Another thing that I’ve found interesting is the way that I’ve reacted to my old Food & Water Watch colleagues’ getting new jobs and leaving the organization.  On more than one occasion, when someone announced a new job, my response was not, “Congratulations on your new job,” but rather, it would come out as, “Congratulations on leaving Food & Water Watch!”  It shows what an awful place that I feel that it is when I congratulate people that way.  When one person left Food & Water Watch after a very long tenure there in order to take a public-sector job in their home state, I couldn’t help but think that they finally got themselves a big-boy job.  Then there was another former colleague, the one who made the mean-spirited Twitter account, who left Food & Water Watch to take a job as an analyst with the federal government.  I thought, hey, he finally got a big-boy job.  Then two years later, he was back at square one, working in nonprofits again.  I couldn’t help but think that he tried the big-boy job thing and couldn’t handle it, so he retreated to his comfort zone, to work for a small nonprofit, similar to what Food & Water Watch was like when he started, before all of the massive mission creep.
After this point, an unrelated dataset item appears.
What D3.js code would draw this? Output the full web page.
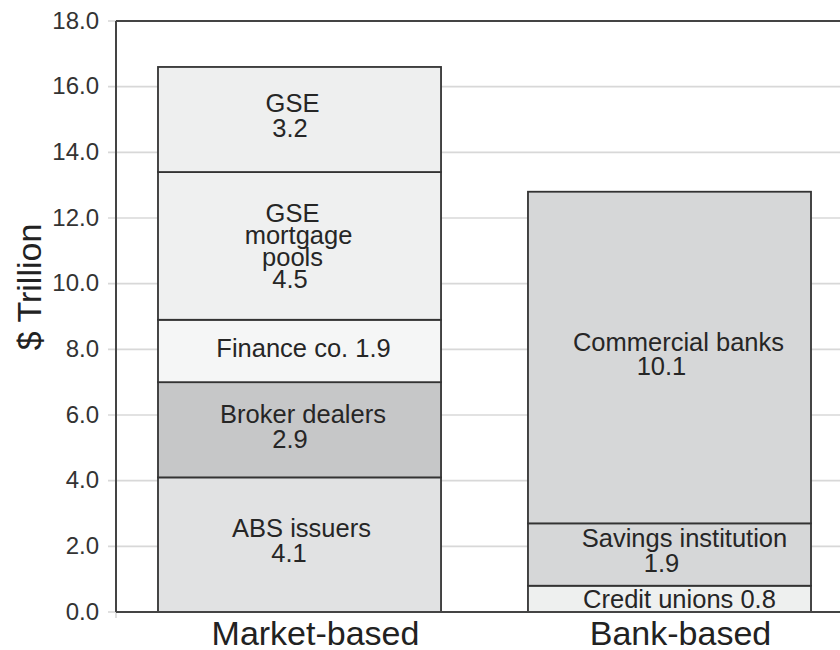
<!DOCTYPE html>
<html>
<head>
<meta charset="utf-8">
<script src="https://cdn.jsdelivr.net/npm/d3@7"></script>
<style>
  html, body { margin: 0; padding: 0; background: #fff; }
  svg { display: block; font-family: "Liberation Sans", Arial, Helvetica, sans-serif; }
</style>
</head>
<body>
<svg id="chart" width="840" height="650"></svg>
<script>
// ---- Data ----
const categories = ["Market-based", "Bank-based"];
const marketSegments = ["ABS issuers", "Broker dealers", "Finance co.", "GSE mortgage pools", "GSE"];
const marketValues = [4.1, 2.9, 1.9, 4.5, 3.2];
const bankSegments = ["Credit unions", "Savings institution", "Commercial banks"];
const bankValues = [0.8, 1.9, 10.1];
const yTicks = [0, 2, 4, 6, 8, 10, 12, 14, 16, 18];
const yLabel = "$ Trillion";

// ---- Styling / layout (not data) ----
const segmentFill = {
  "ABS issuers": "#e1e2e3",
  "Broker dealers": "#c6c7c8",
  "Finance co.": "#f5f6f6",
  "GSE mortgage pools": "#eff0f0",
  "GSE": "#eeefef",
  "Credit unions": "#eef0ef",
  "Savings institution": "#d6d7d8",
  "Commercial banks": "#d6d7d8"
};
// label line breaks: "name" lines then value; dx per line, dy shift of block
const labelLayout = {
  "ABS issuers":        { lines: ["ABS issuers", "{v}"], dx: [2, -10.5], lh: 25, dy: 0 },
  "Broker dealers":     { lines: ["Broker dealers", "{v}"], dx: [3.5, -9.5], lh: 25, dy: 1 },
  "Finance co.":        { lines: ["Finance co. {v}"], dx: [4], lh: 25, dy: 1 },
  "GSE mortgage pools": { lines: ["GSE", "mortgage", "pools", "{v}"], dx: [-7, -1, -7, -9.5], lh: 22, dy: 4 },
  "GSE":                { lines: ["GSE", "{v}"], dx: [-7, -9.5], lh: 25, dy: 0 },
  "Credit unions":      { lines: ["Credit unions {v}"], dx: [10], lh: 25, dy: 4 },
  "Savings institution":{ lines: ["Savings institution", "{v}"], dx: [15, -8], lh: 25, dy: 0 },
  "Commercial banks":   { lines: ["Commercial banks", "{v}"], dx: [9, -8], lh: 24, dy: 0 }
};
const catLabelDx = [16, 11];

const svg = d3.select("#chart");
const plotLeft = 116, plotTop = 21, plotBottom = 612, plotRight = 853;

const y = d3.scaleLinear().domain([0, 18]).range([plotBottom, plotTop]);
const x = d3.scaleBand().domain(categories).range([plotLeft, plotRight])
  .paddingInner(0.235).paddingOuter(0.1135);

// gridlines + ticks (light)
const grid = svg.append("g");
grid.selectAll("line").data(yTicks.filter(t => t > 0 && t < 18)).join("line")
  .attr("x1", plotLeft - 8).attr("x2", 845)
  .attr("y1", d => y(d)).attr("y2", d => y(d))
  .attr("stroke", "#d8d8d8").attr("stroke-width", 1.6);
// small ticks at 0 and 18 outside
grid.selectAll("line.edge").data([0, 18]).join("line").attr("class", "edge")
  .attr("x1", plotLeft - 8).attr("x2", plotLeft)
  .attr("y1", d => y(d)).attr("y2", d => y(d))
  .attr("stroke", "#d8d8d8").attr("stroke-width", 1.6);
grid.append("line")
  .attr("x1", plotLeft).attr("x2", plotLeft)
  .attr("y1", plotBottom).attr("y2", plotBottom + 6)
  .attr("stroke", "#d8d8d8").attr("stroke-width", 1.6);

// y axis labels via d3 axis
const yAxis = d3.axisLeft(y).tickValues(yTicks).tickFormat(d3.format(".1f")).tickSize(0).tickPadding(17);
const ya = svg.append("g").attr("transform", `translate(${plotLeft},0)`).call(yAxis);
ya.select(".domain").remove();
ya.selectAll("text")
  .attr("font-size", 24).attr("fill", "#333")
  .attr("font-family", "'Liberation Sans', Arial, sans-serif")
  .attr("dy", "0.30em");

// stacked bars
function stackSegments(names, values) {
  let acc = 0;
  return names.map((n, i) => {
    const s = { name: n, value: values[i], y0: acc, y1: acc + values[i] };
    acc += values[i];
    return s;
  });
}
const stacks = [
  { cat: categories[0], segs: stackSegments(marketSegments, marketValues) },
  { cat: categories[1], segs: stackSegments(bankSegments, bankValues) }
];

const barsG = svg.append("g");
stacks.forEach(st => {
  const g = barsG.append("g");
  g.selectAll("rect").data(st.segs).join("rect")
    .attr("x", x(st.cat))
    .attr("width", x.bandwidth())
    .attr("y", d => y(d.y1))
    .attr("height", d => y(d.y0) - y(d.y1))
    .attr("fill", d => segmentFill[d.name])
    .attr("stroke", "#333")
    .attr("stroke-width", 1.8);

  st.segs.forEach(d => {
    const L = labelLayout[d.name];
    const cx = x(st.cat) + x.bandwidth() / 2;
    const cy = (y(d.y0) + y(d.y1)) / 2;
    const n = L.lines.length;
    const first = cy - (n - 1) * L.lh / 2 + 5 + L.dy;
    L.lines.forEach((ln, i) => {
      g.append("text")
        .attr("x", cx + L.dx[i])
        .attr("y", first + i * L.lh)
        .attr("text-anchor", "middle")
        .attr("font-size", 25.5)
        .attr("fill", "#262626")
        .text(ln.replace("{v}", d3.format(".1f")(d.value)));
    });
  });
});

// frame: left spine, top, bottom
const frame = svg.append("g").attr("stroke", "#444").attr("stroke-width", 2).attr("fill", "none");
frame.append("line").attr("x1", plotLeft).attr("x2", plotLeft).attr("y1", plotTop).attr("y2", plotBottom);
frame.append("line").attr("x1", plotLeft).attr("x2", 845).attr("y1", plotTop).attr("y2", plotTop);
frame.append("line").attr("x1", plotLeft).attr("x2", 845).attr("y1", plotBottom).attr("y2", plotBottom);

// category labels
svg.append("g").selectAll("text").data(categories).join("text")
  .attr("x", (d, i) => x(d) + x.bandwidth() / 2 + catLabelDx[i])
  .attr("y", 645)
  .attr("text-anchor", "middle")
  .attr("font-size", 34)
  .attr("fill", "#222")
  .text(d => d);

// y label
svg.append("text")
  .attr("transform", "translate(41,287) rotate(-90)")
  .attr("text-anchor", "middle")
  .attr("font-size", 34)
  .attr("fill", "#222")
  .text(yLabel);
</script>
</body>
</html>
All in all, I suppose that I’m glad that I had the experience, even if I wouldn’t want to repeat it again in the future.  And I suppose that it did come to its logical conclusion, as my interests had started to shift to other things in my last two years there, and I was less passionate about what they were doing than I once was, just as the organization’s focus was turning more towards environmental issues and away from consumer issues.  And I’m now in a much better place all around, having spent nine years and counting with my current company with no plans to leave, and owning my own house and being in a pretty good financial situation.  And I also look back quite fondly on my fifteen-month “sabbatical” between when I left Food & Water Watch and when I started with my current company, because while my finances might have been a ticking time bomb during that time (i.e. this is not sustainable and will eventually run out, but it will hold you over for a while), I was able to focus on self-improvement and personal projects.  Schumin Web really grew up and became a little bit more of a serious thing during this period, and the photography that I did during that period has a certain charm about it that I like.  And I consider all of that as a win, closing one door and opening others, or at least widening the existing openings.  Meanwhile, Food & Water Watch gets further and further in the past with each passing day, and I consider that to be a good thing, knowing that such a long “learning experience” is now over.